Thursday, August 11, 2005

The homeless man outside my office.

So, I work as a lowly admin assistant on the 6th floor of a building, in the ritziest part of town. Gucci across the street. Prada next door. Chanel on the other side. You get the picture. There's a homeless man outside most days, selling the "Outreach" newspaper. He's older, clean, with a deep tan. He has lines on his face, and a long wisp of white hair tied in a ponytail at the base of his neck. He stands perfectly straight and tall, barely sweating in the hot, humid weather. He seems noble somehow. Regal. His bearing has led me to create a story about him, a history for him. Something about him choosing not to be a part of the system. Something about him being highly educated, or unwilling to give in due to some higher morality. I don't know. Something like that. My friend and I smile at him most days, and from time to time, she will give him a few dollars to get something to eat. He's been a constant fixture for the last 2 years.
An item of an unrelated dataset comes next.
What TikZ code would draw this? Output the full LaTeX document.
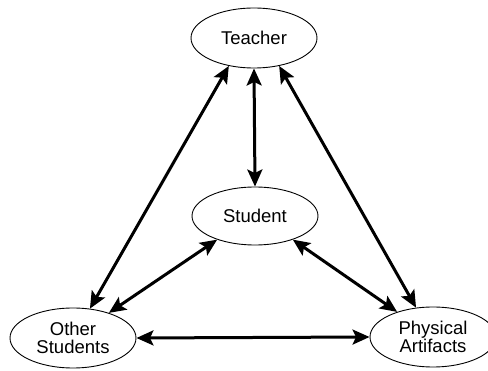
\documentclass[tikz,border=0pt]{standalone}
\usepackage{fontspec}
\setmainfont{Liberation Sans}
\usetikzlibrary{shapes.geometric,arrows.meta}
\begin{document}
\begin{tikzpicture}[x=1pt,y=-1pt,
  ell/.style={ellipse,draw,line width=0.9pt,minimum width=126pt,minimum height=60pt,inner sep=0pt,align=center,font=\fontsize{18.5}{18.5}\selectfont},
  link/.style={line width=3pt,{Stealth[length=17pt,width=15pt,inset=3.5pt]}-{Stealth[length=17pt,width=15pt,inset=3.5pt]}}]
\useasboundingbox (0,0) rectangle (488,371);
\clip (0,0) rectangle (488,371);
\node[ell] (T) at (254,38) {Teacher};
\node[ell,minimum height=58pt] (S) at (255,216) {Student};
\node[ell] (O) at (73,338) {Other\\Students};
\node[ell] (P) at (433,337) {Physical\\Artifacts};
\draw[link] (T.south) -- (S.north);
\draw[link] (T.228) -- (O.60);
\draw[link] (T.312) -- (P.120);
\draw[link] (S.212) -- (O.35);
\draw[link] (S.328) -- (P.145);
\draw[link] (O.east) -- (P.west);
\end{tikzpicture}
\end{document}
In the last few weeks though, he's been missing. He showed up one day, after being gone for a week, stooped over with a black eye. He told us that someone had beaten him up for his alcohol, and that "his disease," was really getting the better of him. Turns out he has cancer. After that, he disappeared again for 10 days. My friend and I asked each other every day, "did you see him? Finally, he reappeared yesterday. Stooped over again, shaking, trembling, holding onto his "Outreach" papers with one hand, and his back with the other. We stopped to see how he was doing, and learned that he had been in the hospital. That he took 30 pills a day. That the doctors had told him he wouldn't make it much longer. That he had checked himself out, because he didn't want to die in the hospital. And that he was going fishing. On Thursday. He put his hand over his heart, and told us about how fishing was his favorite thing in the world. That he wished he could explain how it made him feel. To be fishing. How it gave him peace. And that he didn't expect to come back.